Given instruction:
The entries below contain a line with "Convert this chart to matplotlib code." and a line with "import matplotlib.pyplot as plt". Quote exactly those two lines and all lines between them.
* Start *
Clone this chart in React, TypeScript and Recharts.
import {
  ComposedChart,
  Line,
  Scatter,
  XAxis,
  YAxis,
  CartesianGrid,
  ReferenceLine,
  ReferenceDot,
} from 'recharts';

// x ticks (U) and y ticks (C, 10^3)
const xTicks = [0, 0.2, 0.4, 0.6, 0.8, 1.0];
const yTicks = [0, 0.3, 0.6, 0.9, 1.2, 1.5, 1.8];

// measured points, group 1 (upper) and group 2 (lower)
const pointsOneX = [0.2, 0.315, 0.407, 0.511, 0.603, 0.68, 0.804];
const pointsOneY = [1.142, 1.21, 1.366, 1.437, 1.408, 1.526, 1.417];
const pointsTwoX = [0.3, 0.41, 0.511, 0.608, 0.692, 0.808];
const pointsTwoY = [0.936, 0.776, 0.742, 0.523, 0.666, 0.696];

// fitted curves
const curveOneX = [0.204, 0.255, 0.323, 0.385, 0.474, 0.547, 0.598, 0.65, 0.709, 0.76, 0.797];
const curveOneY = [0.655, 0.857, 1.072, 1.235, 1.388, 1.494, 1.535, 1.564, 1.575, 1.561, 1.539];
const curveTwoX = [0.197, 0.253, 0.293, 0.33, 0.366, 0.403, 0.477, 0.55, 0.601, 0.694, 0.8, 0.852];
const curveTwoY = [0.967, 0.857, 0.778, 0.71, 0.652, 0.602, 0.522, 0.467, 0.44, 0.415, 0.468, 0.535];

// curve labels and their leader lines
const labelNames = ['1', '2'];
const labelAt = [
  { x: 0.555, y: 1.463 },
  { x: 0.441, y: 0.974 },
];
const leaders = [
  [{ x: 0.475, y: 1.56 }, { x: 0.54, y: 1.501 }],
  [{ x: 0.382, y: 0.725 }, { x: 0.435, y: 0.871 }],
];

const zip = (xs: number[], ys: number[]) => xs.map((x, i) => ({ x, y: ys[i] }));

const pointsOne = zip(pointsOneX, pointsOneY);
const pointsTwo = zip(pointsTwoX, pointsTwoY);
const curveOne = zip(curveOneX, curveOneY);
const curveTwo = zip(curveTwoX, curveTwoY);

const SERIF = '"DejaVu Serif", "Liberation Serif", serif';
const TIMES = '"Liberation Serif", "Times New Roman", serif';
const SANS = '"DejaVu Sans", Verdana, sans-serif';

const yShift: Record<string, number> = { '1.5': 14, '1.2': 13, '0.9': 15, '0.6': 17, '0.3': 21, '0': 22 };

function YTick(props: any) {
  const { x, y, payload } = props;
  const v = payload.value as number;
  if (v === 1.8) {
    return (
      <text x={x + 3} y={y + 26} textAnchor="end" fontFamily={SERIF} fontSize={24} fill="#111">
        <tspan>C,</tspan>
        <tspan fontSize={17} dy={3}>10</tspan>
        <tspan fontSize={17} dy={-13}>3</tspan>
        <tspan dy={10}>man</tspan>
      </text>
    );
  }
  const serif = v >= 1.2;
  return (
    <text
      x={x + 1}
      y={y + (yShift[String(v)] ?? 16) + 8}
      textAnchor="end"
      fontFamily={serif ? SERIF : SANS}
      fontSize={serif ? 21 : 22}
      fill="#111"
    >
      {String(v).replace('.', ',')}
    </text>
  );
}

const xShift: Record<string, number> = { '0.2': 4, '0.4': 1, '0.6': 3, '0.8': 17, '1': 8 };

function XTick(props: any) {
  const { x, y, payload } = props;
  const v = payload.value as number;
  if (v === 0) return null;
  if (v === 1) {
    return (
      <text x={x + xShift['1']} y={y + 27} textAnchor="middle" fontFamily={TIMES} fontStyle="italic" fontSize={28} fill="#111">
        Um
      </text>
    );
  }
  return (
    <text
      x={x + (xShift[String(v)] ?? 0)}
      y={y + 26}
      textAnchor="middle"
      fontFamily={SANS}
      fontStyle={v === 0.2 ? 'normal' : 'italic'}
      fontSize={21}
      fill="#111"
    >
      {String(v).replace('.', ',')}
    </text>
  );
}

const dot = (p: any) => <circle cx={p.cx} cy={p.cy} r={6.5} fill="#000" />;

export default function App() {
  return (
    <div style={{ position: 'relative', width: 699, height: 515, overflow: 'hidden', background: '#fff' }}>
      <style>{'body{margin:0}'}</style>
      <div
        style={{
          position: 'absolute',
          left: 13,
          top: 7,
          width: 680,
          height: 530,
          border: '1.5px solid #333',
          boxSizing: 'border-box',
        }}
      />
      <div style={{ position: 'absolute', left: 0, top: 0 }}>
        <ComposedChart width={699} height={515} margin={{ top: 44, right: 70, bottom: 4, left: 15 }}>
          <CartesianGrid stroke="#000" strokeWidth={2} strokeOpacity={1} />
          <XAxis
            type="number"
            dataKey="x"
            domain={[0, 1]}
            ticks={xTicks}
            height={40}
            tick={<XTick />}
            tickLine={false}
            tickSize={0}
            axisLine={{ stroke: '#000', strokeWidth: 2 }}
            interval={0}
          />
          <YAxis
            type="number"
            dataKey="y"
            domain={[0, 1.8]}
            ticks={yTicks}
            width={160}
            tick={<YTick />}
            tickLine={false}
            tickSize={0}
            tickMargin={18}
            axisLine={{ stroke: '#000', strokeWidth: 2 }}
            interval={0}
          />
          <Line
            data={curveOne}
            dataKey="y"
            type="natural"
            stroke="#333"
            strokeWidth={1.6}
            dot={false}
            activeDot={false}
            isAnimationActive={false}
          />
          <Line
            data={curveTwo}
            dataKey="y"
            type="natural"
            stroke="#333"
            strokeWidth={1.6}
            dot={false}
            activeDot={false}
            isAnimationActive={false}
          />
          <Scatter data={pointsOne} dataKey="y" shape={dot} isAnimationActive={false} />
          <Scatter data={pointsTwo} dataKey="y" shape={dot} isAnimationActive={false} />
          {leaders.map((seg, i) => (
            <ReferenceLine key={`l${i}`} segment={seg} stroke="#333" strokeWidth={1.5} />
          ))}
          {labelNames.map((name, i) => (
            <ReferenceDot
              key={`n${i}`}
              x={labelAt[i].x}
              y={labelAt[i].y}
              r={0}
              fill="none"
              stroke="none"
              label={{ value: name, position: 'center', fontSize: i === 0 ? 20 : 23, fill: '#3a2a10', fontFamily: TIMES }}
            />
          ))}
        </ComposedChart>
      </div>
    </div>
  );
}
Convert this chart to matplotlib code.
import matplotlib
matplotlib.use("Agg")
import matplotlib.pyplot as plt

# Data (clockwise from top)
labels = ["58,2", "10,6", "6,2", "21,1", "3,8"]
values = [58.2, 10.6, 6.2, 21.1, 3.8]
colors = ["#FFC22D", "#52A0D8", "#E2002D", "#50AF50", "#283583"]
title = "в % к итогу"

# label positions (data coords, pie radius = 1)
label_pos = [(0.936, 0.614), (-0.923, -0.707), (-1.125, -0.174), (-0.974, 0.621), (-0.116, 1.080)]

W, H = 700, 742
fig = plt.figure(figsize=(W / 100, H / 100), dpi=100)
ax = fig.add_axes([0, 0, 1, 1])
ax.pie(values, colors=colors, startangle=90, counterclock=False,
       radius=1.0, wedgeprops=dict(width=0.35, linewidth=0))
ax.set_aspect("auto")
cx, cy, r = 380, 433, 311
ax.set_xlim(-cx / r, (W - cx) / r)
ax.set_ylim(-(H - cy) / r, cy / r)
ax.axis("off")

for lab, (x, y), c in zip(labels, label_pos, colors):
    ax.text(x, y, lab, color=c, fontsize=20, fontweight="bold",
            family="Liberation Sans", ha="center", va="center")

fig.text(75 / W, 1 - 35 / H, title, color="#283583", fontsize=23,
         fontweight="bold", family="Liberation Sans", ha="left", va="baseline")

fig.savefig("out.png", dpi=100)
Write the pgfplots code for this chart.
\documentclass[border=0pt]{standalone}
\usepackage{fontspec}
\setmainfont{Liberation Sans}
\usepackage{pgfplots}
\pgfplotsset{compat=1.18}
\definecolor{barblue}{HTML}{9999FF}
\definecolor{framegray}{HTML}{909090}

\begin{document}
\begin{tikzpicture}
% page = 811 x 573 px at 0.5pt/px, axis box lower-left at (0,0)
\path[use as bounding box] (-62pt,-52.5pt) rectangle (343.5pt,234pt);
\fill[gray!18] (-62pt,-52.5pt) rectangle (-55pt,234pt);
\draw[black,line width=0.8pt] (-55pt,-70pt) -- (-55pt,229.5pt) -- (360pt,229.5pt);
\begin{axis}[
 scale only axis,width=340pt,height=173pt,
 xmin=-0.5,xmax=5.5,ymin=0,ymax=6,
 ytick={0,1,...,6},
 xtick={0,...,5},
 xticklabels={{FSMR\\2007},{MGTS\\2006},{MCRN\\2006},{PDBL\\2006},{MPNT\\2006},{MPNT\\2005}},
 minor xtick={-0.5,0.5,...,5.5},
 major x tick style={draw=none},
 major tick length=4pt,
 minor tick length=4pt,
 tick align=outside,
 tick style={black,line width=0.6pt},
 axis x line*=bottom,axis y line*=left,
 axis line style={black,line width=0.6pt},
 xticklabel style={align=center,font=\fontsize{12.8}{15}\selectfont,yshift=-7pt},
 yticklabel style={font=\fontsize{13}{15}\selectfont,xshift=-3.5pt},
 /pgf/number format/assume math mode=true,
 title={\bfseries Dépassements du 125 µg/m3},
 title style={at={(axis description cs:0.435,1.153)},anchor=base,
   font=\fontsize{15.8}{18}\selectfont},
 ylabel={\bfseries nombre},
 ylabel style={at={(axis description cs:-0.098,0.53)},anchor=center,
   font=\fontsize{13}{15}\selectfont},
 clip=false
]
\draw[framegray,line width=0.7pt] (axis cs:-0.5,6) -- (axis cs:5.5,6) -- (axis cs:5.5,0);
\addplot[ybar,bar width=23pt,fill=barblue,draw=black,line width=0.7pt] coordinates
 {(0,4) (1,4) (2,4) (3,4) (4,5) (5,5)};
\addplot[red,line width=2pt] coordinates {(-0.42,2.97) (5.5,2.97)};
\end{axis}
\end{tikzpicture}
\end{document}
* End *
Result of the exercise:
Convert this chart to matplotlib code.
import matplotlib
matplotlib.use("Agg")
import matplotlib.pyplot as plt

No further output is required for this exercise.